Data entries:

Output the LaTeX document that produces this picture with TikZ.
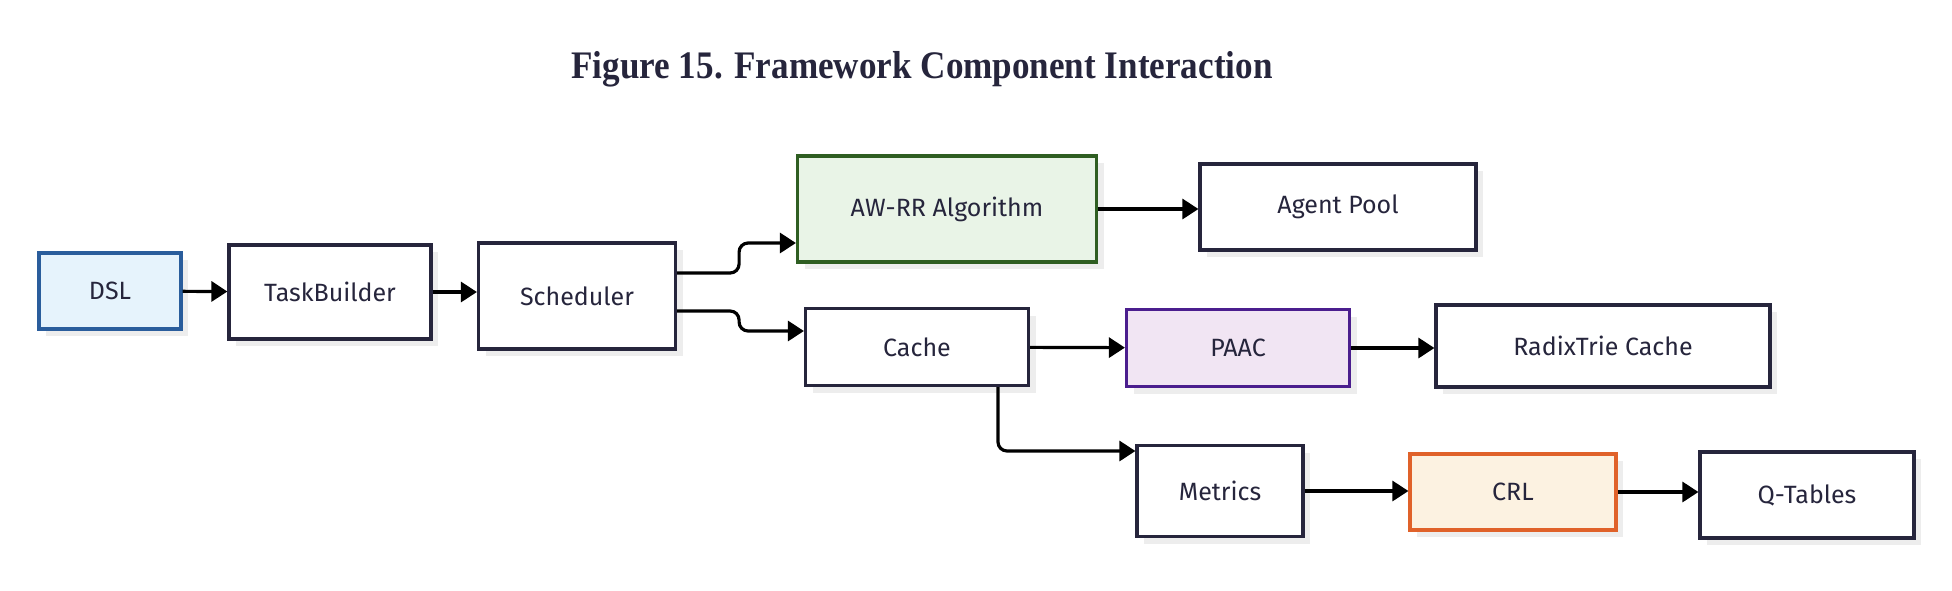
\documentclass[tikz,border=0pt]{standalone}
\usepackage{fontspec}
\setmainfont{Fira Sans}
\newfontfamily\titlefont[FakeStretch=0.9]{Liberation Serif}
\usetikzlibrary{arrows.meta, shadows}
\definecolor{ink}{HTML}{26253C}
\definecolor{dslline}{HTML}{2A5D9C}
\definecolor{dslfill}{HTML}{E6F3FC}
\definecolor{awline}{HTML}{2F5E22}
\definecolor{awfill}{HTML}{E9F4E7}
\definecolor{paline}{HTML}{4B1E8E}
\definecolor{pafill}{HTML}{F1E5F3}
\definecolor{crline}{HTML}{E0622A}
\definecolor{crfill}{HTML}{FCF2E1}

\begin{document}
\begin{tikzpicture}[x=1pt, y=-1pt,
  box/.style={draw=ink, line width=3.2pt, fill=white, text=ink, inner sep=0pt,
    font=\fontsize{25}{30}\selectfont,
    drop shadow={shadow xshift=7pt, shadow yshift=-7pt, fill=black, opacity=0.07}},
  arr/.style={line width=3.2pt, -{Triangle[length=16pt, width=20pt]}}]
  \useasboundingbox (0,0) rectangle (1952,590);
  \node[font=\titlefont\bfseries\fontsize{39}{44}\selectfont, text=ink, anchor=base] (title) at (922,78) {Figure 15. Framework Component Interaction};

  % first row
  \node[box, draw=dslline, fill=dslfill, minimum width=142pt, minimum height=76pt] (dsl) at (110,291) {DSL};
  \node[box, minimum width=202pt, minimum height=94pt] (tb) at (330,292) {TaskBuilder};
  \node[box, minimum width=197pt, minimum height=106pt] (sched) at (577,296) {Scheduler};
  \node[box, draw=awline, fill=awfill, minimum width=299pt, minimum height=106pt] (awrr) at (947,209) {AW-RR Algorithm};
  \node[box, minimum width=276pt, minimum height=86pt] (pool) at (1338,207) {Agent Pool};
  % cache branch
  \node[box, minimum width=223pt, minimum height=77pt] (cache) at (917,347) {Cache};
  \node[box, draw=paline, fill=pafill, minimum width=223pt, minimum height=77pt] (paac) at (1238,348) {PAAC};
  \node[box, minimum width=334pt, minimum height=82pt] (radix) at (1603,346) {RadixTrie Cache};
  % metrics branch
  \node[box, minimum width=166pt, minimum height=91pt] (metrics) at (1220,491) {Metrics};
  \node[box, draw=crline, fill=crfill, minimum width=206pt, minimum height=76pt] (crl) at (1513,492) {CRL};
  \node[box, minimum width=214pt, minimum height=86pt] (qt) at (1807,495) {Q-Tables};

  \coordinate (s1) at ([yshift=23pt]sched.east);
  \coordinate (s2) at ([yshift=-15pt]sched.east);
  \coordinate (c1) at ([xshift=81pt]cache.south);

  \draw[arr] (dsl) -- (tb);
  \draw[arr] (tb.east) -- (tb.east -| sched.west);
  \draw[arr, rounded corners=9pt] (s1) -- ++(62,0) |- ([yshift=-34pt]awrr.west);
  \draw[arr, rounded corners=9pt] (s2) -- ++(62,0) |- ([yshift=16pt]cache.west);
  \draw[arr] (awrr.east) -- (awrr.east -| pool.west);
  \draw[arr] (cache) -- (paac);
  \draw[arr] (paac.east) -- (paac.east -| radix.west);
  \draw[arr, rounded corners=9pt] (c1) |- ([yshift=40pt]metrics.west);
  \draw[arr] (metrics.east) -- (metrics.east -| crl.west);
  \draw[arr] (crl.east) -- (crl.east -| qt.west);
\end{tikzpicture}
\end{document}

---

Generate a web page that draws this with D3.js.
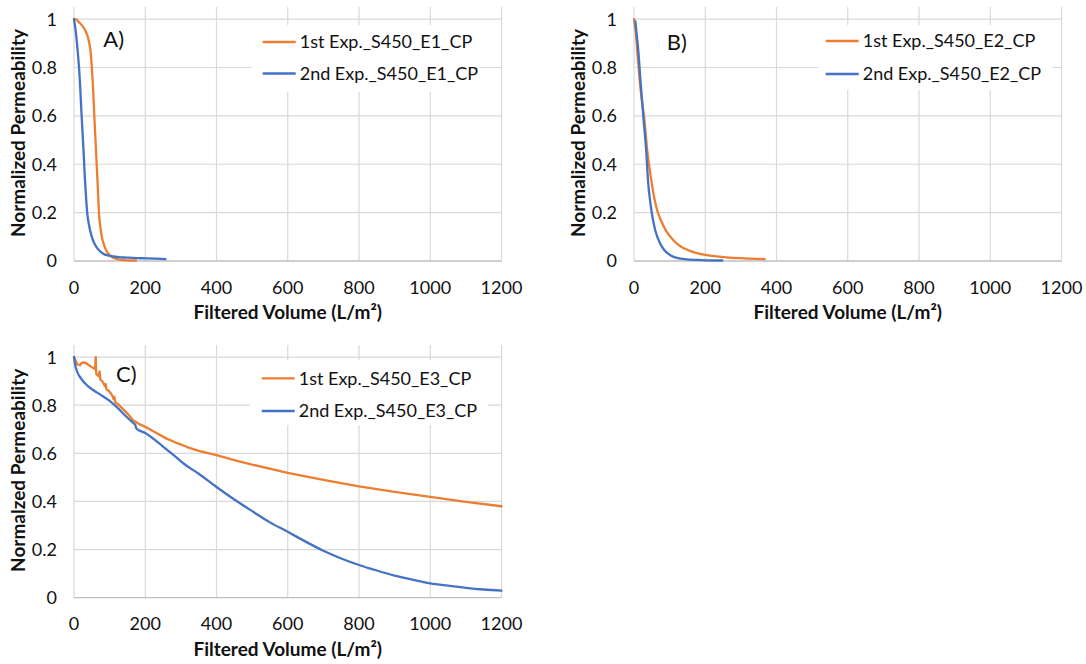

Given request:
The copy should hold exactly the lines from the line with "Output the LaTeX" to the line with "text=ink, anchor=base] (title)", both ends in, set down without any pictures and with nothing added.

The solution:
Output the LaTeX document that produces this picture with TikZ.
\documentclass[tikz,border=0pt]{standalone}
\usepackage{fontspec}
\setmainfont{Fira Sans}
\newfontfamily\titlefont[FakeStretch=0.9]{Liberation Serif}
\usetikzlibrary{arrows.meta, shadows}
\definecolor{ink}{HTML}{26253C}
\definecolor{dslline}{HTML}{2A5D9C}
\definecolor{dslfill}{HTML}{E6F3FC}
\definecolor{awline}{HTML}{2F5E22}
\definecolor{awfill}{HTML}{E9F4E7}
\definecolor{paline}{HTML}{4B1E8E}
\definecolor{pafill}{HTML}{F1E5F3}
\definecolor{crline}{HTML}{E0622A}
\definecolor{crfill}{HTML}{FCF2E1}

\begin{document}
\begin{tikzpicture}[x=1pt, y=-1pt,
  box/.style={draw=ink, line width=3.2pt, fill=white, text=ink, inner sep=0pt,
    font=\fontsize{25}{30}\selectfont,
    drop shadow={shadow xshift=7pt, shadow yshift=-7pt, fill=black, opacity=0.07}},
  arr/.style={line width=3.2pt, -{Triangle[length=16pt, width=20pt]}}]
  \useasboundingbox (0,0) rectangle (1952,590);
  \node[font=\titlefont\bfseries\fontsize{39}{44}\selectfont, text=ink, anchor=base] (title) at (922,78) {Figure 15. Framework Component Interaction};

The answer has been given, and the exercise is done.